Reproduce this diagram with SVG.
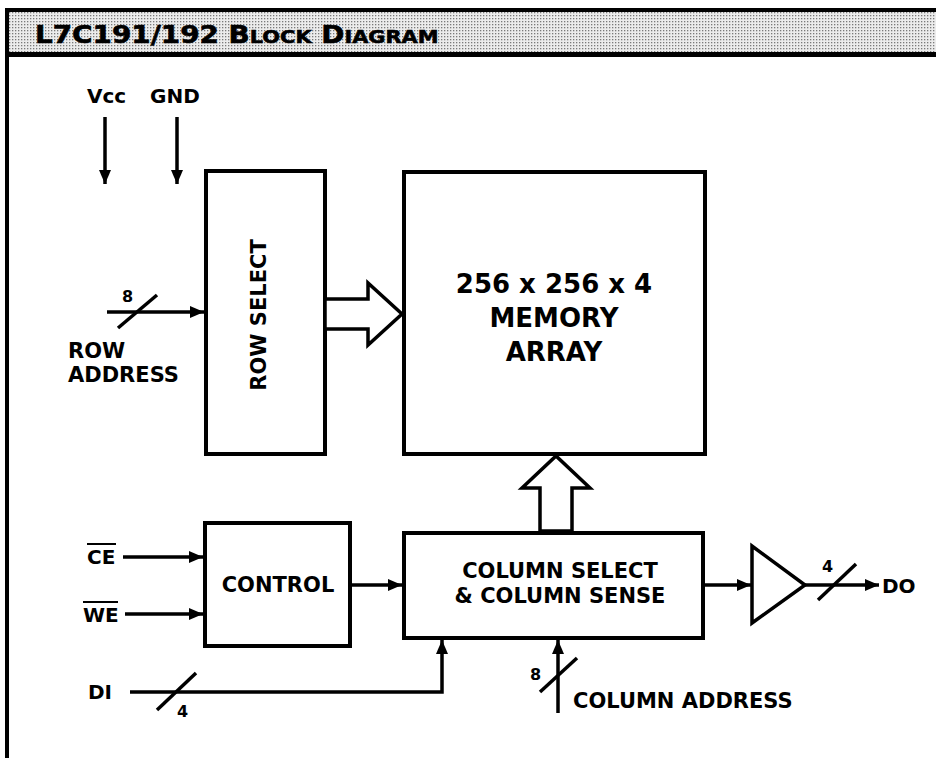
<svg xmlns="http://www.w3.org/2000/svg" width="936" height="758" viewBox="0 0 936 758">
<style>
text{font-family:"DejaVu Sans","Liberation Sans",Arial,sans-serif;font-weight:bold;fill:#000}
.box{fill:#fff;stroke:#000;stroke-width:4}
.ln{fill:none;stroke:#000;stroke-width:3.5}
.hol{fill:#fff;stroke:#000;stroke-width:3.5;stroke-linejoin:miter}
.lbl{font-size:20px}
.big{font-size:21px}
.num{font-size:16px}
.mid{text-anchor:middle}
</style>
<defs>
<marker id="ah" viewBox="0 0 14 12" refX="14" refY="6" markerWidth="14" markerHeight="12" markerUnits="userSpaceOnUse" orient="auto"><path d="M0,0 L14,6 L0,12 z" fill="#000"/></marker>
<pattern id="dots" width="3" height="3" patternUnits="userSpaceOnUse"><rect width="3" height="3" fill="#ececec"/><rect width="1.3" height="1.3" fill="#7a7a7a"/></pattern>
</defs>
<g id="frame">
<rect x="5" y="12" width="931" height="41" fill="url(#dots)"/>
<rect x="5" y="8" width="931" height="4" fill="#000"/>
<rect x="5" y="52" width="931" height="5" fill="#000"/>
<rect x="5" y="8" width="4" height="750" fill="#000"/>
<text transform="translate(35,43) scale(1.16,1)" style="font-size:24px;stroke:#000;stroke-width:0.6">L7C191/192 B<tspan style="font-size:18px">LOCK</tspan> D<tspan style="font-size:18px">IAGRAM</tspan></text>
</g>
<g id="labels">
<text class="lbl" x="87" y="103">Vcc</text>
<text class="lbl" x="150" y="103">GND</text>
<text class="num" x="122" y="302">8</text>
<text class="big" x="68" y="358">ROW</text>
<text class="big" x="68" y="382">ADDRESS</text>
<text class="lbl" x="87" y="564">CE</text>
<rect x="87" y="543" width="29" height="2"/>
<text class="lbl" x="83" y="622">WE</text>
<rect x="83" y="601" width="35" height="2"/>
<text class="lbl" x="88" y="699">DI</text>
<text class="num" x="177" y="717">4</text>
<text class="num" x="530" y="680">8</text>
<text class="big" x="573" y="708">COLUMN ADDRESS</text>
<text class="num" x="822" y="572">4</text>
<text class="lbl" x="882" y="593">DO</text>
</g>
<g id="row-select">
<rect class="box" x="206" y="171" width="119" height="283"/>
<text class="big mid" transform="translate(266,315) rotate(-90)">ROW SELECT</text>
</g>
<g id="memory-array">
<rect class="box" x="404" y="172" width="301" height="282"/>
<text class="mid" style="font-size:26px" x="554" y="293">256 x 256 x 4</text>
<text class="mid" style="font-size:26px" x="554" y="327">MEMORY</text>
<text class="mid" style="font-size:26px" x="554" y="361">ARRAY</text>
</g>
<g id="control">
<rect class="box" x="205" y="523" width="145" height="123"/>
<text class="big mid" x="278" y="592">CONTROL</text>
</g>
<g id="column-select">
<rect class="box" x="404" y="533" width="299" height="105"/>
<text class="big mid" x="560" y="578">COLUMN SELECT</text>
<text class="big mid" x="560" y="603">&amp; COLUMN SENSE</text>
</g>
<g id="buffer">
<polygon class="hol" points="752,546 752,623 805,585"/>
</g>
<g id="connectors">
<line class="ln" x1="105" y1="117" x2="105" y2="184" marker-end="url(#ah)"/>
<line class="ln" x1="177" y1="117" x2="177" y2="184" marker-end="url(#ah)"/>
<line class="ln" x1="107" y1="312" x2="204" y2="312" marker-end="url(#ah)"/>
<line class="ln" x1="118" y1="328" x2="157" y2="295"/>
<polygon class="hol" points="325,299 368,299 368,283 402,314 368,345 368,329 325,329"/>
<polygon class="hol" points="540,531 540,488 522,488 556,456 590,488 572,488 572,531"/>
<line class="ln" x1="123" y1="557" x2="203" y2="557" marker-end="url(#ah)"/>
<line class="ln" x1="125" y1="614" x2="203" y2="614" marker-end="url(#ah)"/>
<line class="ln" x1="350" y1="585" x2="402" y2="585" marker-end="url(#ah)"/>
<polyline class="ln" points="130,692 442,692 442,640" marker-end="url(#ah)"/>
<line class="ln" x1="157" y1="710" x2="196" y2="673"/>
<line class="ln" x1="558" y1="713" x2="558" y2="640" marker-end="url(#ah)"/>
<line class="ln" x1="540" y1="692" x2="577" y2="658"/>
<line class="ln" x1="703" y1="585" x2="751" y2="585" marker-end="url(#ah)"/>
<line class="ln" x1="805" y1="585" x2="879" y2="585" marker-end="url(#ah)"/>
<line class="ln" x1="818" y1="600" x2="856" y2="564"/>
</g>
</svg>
-----
Aim → Reproduce the listing word for word and omit its pictures.

Solution to this task →
Reproduce this diagram with SVG.
<svg xmlns="http://www.w3.org/2000/svg" width="936" height="758" viewBox="0 0 936 758">
<style>
text{font-family:"DejaVu Sans","Liberation Sans",Arial,sans-serif;font-weight:bold;fill:#000}
.box{fill:#fff;stroke:#000;stroke-width:4}
.ln{fill:none;stroke:#000;stroke-width:3.5}
.hol{fill:#fff;stroke:#000;stroke-width:3.5;stroke-linejoin:miter}
.lbl{font-size:20px}
.big{font-size:21px}
.num{font-size:16px}
.mid{text-anchor:middle}
</style>
<defs>
<marker id="ah" viewBox="0 0 14 12" refX="14" refY="6" markerWidth="14" markerHeight="12" markerUnits="userSpaceOnUse" orient="auto"><path d="M0,0 L14,6 L0,12 z" fill="#000"/></marker>
<pattern id="dots" width="3" height="3" patternUnits="userSpaceOnUse"><rect width="3" height="3" fill="#ececec"/><rect width="1.3" height="1.3" fill="#7a7a7a"/></pattern>
</defs>
<g id="frame">
<rect x="5" y="12" width="931" height="41" fill="url(#dots)"/>
<rect x="5" y="8" width="931" height="4" fill="#000"/>
<rect x="5" y="52" width="931" height="5" fill="#000"/>
<rect x="5" y="8" width="4" height="750" fill="#000"/>
<text transform="translate(35,43) scale(1.16,1)" style="font-size:24px;stroke:#000;stroke-width:0.6">L7C191/192 B<tspan style="font-size:18px">LOCK</tspan> D<tspan style="font-size:18px">IAGRAM</tspan></text>
</g>
<g id="labels">
<text class="lbl" x="87" y="103">Vcc</text>
<text class="lbl" x="150" y="103">GND</text>
<text class="num" x="122" y="302">8</text>
<text class="big" x="68" y="358">ROW</text>
<text class="big" x="68" y="382">ADDRESS</text>
<text class="lbl" x="87" y="564">CE</text>
<rect x="87" y="543" width="29" height="2"/>
<text class="lbl" x="83" y="622">WE</text>
<rect x="83" y="601" width="35" height="2"/>
<text class="lbl" x="88" y="699">DI</text>
<text class="num" x="177" y="717">4</text>
<text class="num" x="530" y="680">8</text>
<text class="big" x="573" y="708">COLUMN ADDRESS</text>
<text class="num" x="822" y="572">4</text>
<text class="lbl" x="882" y="593">DO</text>
</g>
<g id="row-select">
<rect class="box" x="206" y="171" width="119" height="283"/>
<text class="big mid" transform="translate(266,315) rotate(-90)">ROW SELECT</text>
</g>
<g id="memory-array">
<rect class="box" x="404" y="172" width="301" height="282"/>
<text class="mid" style="font-size:26px" x="554" y="293">256 x 256 x 4</text>
<text class="mid" style="font-size:26px" x="554" y="327">MEMORY</text>
<text class="mid" style="font-size:26px" x="554" y="361">ARRAY</text>
</g>
<g id="control">
<rect class="box" x="205" y="523" width="145" height="123"/>
<text class="big mid" x="278" y="592">CONTROL</text>
</g>
<g id="column-select">
<rect class="box" x="404" y="533" width="299" height="105"/>
<text class="big mid" x="560" y="578">COLUMN SELECT</text>
<text class="big mid" x="560" y="603">&amp; COLUMN SENSE</text>
</g>
<g id="buffer">
<polygon class="hol" points="752,546 752,623 805,585"/>
</g>
<g id="connectors">
<line class="ln" x1="105" y1="117" x2="105" y2="184" marker-end="url(#ah)"/>
<line class="ln" x1="177" y1="117" x2="177" y2="184" marker-end="url(#ah)"/>
<line class="ln" x1="107" y1="312" x2="204" y2="312" marker-end="url(#ah)"/>
<line class="ln" x1="118" y1="328" x2="157" y2="295"/>
<polygon class="hol" points="325,299 368,299 368,283 402,314 368,345 368,329 325,329"/>
<polygon class="hol" points="540,531 540,488 522,488 556,456 590,488 572,488 572,531"/>
<line class="ln" x1="123" y1="557" x2="203" y2="557" marker-end="url(#ah)"/>
<line class="ln" x1="125" y1="614" x2="203" y2="614" marker-end="url(#ah)"/>
<line class="ln" x1="350" y1="585" x2="402" y2="585" marker-end="url(#ah)"/>
<polyline class="ln" points="130,692 442,692 442,640" marker-end="url(#ah)"/>
<line class="ln" x1="157" y1="710" x2="196" y2="673"/>
<line class="ln" x1="558" y1="713" x2="558" y2="640" marker-end="url(#ah)"/>
<line class="ln" x1="540" y1="692" x2="577" y2="658"/>
<line class="ln" x1="703" y1="585" x2="751" y2="585" marker-end="url(#ah)"/>
<line class="ln" x1="805" y1="585" x2="879" y2="585" marker-end="url(#ah)"/>
<line class="ln" x1="818" y1="600" x2="856" y2="564"/>
</g>
</svg>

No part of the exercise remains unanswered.